To be done: Everything from the first line down to the line containing "const pts = (t, s)" is to be retyped exactly, both ends included, with pictures left out.

** Start of Collected data **

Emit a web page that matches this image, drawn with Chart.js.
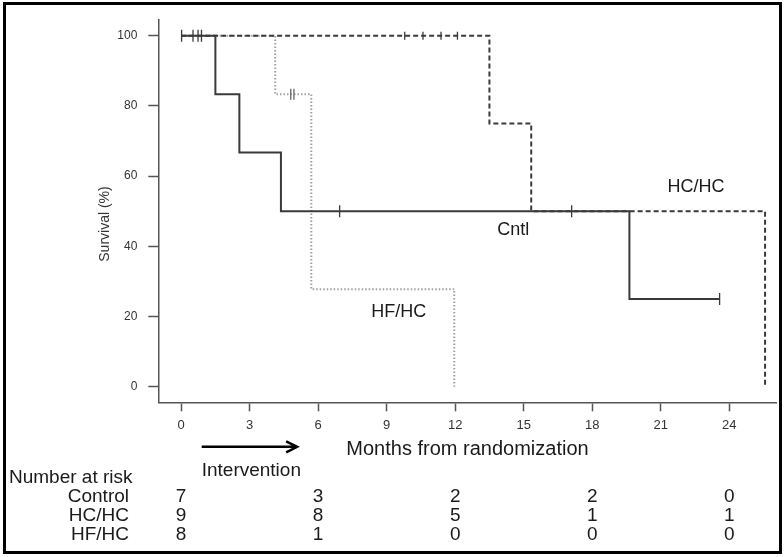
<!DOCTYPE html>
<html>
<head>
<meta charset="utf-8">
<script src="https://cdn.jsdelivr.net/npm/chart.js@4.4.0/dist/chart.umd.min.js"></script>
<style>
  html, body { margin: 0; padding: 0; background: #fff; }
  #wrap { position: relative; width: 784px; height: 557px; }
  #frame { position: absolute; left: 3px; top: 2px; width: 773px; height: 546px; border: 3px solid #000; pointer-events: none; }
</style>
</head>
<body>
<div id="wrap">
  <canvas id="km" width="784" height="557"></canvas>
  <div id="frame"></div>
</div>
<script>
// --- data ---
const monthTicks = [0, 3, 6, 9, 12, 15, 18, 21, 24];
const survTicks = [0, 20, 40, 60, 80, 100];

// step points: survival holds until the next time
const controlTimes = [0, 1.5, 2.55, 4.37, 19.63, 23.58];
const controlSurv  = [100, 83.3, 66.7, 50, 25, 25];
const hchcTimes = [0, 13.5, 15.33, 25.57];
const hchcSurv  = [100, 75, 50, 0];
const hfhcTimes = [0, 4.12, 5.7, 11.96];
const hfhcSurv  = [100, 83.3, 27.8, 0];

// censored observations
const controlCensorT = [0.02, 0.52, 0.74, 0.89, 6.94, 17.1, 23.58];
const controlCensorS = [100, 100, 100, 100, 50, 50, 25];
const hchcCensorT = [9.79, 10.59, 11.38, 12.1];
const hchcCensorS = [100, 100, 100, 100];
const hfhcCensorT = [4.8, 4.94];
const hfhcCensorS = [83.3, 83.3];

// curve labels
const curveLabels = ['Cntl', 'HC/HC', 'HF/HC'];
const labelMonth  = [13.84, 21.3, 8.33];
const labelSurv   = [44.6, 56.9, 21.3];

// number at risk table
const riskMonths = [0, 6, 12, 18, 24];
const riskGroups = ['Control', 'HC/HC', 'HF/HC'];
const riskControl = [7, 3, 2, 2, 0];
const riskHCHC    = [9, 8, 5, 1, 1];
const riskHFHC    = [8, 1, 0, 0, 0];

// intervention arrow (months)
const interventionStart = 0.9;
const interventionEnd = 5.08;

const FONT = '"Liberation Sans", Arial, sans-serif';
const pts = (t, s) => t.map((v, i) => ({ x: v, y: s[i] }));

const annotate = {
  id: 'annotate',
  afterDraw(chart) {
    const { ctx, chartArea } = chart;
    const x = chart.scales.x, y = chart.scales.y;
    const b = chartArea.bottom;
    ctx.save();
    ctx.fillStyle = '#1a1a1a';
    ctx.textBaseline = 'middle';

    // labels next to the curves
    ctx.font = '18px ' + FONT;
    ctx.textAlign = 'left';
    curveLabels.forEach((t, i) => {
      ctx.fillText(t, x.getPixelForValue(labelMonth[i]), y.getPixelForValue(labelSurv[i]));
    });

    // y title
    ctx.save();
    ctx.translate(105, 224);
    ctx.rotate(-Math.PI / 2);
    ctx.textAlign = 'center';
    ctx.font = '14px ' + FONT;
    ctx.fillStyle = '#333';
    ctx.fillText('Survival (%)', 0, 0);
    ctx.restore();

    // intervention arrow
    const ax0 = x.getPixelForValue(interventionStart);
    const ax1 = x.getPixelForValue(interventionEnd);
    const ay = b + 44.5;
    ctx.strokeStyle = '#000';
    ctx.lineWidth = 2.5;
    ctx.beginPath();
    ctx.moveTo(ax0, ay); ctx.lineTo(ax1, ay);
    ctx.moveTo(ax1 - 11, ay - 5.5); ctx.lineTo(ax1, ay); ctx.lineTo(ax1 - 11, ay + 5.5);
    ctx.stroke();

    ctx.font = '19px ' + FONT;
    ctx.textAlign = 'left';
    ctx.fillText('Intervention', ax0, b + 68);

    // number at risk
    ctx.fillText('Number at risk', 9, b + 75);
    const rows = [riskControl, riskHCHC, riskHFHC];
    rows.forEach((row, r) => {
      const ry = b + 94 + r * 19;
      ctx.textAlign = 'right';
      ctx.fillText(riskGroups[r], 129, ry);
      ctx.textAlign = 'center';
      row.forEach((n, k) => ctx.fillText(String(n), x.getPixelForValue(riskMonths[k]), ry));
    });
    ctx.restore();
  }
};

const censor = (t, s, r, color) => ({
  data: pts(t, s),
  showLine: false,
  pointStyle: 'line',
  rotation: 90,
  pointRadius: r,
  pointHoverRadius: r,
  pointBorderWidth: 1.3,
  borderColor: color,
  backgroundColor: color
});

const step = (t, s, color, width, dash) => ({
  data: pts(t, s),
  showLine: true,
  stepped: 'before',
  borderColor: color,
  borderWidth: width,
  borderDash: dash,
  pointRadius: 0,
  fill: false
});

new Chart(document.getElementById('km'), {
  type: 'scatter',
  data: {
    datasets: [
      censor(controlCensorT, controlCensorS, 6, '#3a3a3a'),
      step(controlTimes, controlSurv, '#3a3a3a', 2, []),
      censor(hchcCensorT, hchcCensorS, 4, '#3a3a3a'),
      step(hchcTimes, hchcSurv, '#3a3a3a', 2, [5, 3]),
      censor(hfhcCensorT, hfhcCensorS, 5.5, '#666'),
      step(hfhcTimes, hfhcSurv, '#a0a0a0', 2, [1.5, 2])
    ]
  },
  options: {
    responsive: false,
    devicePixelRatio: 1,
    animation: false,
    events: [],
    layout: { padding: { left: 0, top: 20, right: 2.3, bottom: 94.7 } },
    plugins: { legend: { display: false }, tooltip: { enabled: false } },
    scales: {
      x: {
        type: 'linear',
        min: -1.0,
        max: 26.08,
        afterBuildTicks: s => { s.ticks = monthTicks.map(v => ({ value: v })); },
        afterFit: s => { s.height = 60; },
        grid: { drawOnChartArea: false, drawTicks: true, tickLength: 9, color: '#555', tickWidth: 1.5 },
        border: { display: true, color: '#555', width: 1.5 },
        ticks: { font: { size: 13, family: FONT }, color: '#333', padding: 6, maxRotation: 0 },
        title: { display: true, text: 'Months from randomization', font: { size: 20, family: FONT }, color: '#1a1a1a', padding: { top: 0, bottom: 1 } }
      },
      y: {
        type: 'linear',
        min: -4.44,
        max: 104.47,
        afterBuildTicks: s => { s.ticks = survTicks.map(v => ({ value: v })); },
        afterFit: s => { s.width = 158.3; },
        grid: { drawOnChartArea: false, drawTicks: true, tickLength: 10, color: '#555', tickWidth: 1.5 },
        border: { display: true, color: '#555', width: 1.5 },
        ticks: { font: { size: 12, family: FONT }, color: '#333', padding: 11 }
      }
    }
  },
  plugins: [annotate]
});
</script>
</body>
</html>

** End of Collected data **

Solution to this task:
Emit a web page that matches this image, drawn with Chart.js.
<!DOCTYPE html>
<html>
<head>
<meta charset="utf-8">
<script src="https://cdn.jsdelivr.net/npm/chart.js@4.4.0/dist/chart.umd.min.js"></script>
<style>
  html, body { margin: 0; padding: 0; background: #fff; }
  #wrap { position: relative; width: 784px; height: 557px; }
  #frame { position: absolute; left: 3px; top: 2px; width: 773px; height: 546px; border: 3px solid #000; pointer-events: none; }
</style>
</head>
<body>
<div id="wrap">
  <canvas id="km" width="784" height="557"></canvas>
  <div id="frame"></div>
</div>
<script>
// --- data ---
const monthTicks = [0, 3, 6, 9, 12, 15, 18, 21, 24];
const survTicks = [0, 20, 40, 60, 80, 100];

// step points: survival holds until the next time
const controlTimes = [0, 1.5, 2.55, 4.37, 19.63, 23.58];
const controlSurv  = [100, 83.3, 66.7, 50, 25, 25];
const hchcTimes = [0, 13.5, 15.33, 25.57];
const hchcSurv  = [100, 75, 50, 0];
const hfhcTimes = [0, 4.12, 5.7, 11.96];
const hfhcSurv  = [100, 83.3, 27.8, 0];

// censored observations
const controlCensorT = [0.02, 0.52, 0.74, 0.89, 6.94, 17.1, 23.58];
const controlCensorS = [100, 100, 100, 100, 50, 50, 25];
const hchcCensorT = [9.79, 10.59, 11.38, 12.1];
const hchcCensorS = [100, 100, 100, 100];
const hfhcCensorT = [4.8, 4.94];
const hfhcCensorS = [83.3, 83.3];

// curve labels
const curveLabels = ['Cntl', 'HC/HC', 'HF/HC'];
const labelMonth  = [13.84, 21.3, 8.33];
const labelSurv   = [44.6, 56.9, 21.3];

// number at risk table
const riskMonths = [0, 6, 12, 18, 24];
const riskGroups = ['Control', 'HC/HC', 'HF/HC'];
const riskControl = [7, 3, 2, 2, 0];
const riskHCHC    = [9, 8, 5, 1, 1];
const riskHFHC    = [8, 1, 0, 0, 0];

// intervention arrow (months)
const interventionStart = 0.9;
const interventionEnd = 5.08;

const FONT = '"Liberation Sans", Arial, sans-serif';
const pts = (t, s) => t.map((v, i) => ({ x: v, y: s[i] }));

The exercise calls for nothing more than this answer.